Output exactly the lines from the first one down to the line containing "80, 90, 100];", inclusive.

* **INFORMATION SHOWN**:
[start]
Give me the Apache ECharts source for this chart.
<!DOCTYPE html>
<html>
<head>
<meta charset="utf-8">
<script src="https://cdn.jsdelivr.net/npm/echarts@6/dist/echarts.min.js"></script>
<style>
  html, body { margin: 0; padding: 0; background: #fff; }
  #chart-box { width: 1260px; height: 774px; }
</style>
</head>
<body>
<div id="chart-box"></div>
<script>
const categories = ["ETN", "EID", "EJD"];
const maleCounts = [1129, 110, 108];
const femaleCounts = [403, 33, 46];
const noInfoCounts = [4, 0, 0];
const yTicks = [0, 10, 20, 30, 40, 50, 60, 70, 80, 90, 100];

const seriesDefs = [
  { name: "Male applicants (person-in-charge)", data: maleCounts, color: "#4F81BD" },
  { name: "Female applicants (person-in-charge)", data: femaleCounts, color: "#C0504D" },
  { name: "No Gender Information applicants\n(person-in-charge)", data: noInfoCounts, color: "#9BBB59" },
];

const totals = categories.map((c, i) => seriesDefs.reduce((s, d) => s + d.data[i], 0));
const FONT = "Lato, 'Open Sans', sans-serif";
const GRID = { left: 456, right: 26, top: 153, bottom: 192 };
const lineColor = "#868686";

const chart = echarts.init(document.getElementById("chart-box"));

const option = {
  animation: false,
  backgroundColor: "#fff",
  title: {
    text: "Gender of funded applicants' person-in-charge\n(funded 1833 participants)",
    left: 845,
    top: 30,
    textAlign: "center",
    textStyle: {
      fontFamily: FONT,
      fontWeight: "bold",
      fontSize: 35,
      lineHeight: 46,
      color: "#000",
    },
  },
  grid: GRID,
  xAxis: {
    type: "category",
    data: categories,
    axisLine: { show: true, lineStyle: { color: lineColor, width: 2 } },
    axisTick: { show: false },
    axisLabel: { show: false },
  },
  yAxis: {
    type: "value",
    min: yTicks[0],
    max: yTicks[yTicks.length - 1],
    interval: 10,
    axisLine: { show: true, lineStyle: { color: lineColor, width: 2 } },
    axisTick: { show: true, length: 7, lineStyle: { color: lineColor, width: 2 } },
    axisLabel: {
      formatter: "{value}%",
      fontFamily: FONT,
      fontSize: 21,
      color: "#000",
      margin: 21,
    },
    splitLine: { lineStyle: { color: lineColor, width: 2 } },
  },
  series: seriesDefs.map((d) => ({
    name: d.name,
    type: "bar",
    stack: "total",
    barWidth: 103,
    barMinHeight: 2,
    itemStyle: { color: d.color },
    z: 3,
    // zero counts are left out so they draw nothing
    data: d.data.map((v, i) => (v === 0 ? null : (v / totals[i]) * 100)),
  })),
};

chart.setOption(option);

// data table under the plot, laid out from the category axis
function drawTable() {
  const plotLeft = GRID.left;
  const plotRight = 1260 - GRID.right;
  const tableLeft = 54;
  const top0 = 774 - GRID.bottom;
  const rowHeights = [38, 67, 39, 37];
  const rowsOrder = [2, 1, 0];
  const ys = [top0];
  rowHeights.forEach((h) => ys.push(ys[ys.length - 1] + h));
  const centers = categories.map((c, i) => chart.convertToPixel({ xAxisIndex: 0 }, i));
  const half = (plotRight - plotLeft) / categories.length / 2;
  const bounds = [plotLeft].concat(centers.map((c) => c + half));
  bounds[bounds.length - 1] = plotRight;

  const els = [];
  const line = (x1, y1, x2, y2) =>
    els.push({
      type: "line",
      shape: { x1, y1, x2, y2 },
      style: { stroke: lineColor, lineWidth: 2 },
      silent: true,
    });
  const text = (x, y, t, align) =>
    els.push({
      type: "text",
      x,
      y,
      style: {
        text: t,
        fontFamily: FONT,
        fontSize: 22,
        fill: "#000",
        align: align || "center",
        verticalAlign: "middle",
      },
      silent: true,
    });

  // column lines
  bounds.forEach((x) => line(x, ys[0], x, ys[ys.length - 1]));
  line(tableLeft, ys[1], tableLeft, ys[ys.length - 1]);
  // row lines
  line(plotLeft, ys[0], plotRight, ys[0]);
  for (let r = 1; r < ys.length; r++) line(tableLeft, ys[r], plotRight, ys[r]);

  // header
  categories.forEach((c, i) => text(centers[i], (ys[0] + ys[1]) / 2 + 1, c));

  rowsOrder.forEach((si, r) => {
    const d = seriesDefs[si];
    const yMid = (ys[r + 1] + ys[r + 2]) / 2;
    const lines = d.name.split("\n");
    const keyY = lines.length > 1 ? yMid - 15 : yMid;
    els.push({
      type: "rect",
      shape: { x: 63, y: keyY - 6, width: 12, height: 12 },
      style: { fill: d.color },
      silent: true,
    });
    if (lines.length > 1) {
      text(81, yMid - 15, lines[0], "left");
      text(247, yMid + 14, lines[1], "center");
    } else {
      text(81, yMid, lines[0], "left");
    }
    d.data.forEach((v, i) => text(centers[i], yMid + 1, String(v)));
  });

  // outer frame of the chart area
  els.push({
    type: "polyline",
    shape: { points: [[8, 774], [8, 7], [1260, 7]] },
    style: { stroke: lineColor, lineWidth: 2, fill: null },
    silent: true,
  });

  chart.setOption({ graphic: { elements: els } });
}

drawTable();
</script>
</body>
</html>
[end]
* **RESPONSE FOR THIS EXERCISE**:
Give me the Apache ECharts source for this chart.
<!DOCTYPE html>
<html>
<head>
<meta charset="utf-8">
<script src="https://cdn.jsdelivr.net/npm/echarts@6/dist/echarts.min.js"></script>
<style>
  html, body { margin: 0; padding: 0; background: #fff; }
  #chart-box { width: 1260px; height: 774px; }
</style>
</head>
<body>
<div id="chart-box"></div>
<script>
const categories = ["ETN", "EID", "EJD"];
const maleCounts = [1129, 110, 108];
const femaleCounts = [403, 33, 46];
const noInfoCounts = [4, 0, 0];
const yTicks = [0, 10, 20, 30, 40, 50, 60, 70, 80, 90, 100];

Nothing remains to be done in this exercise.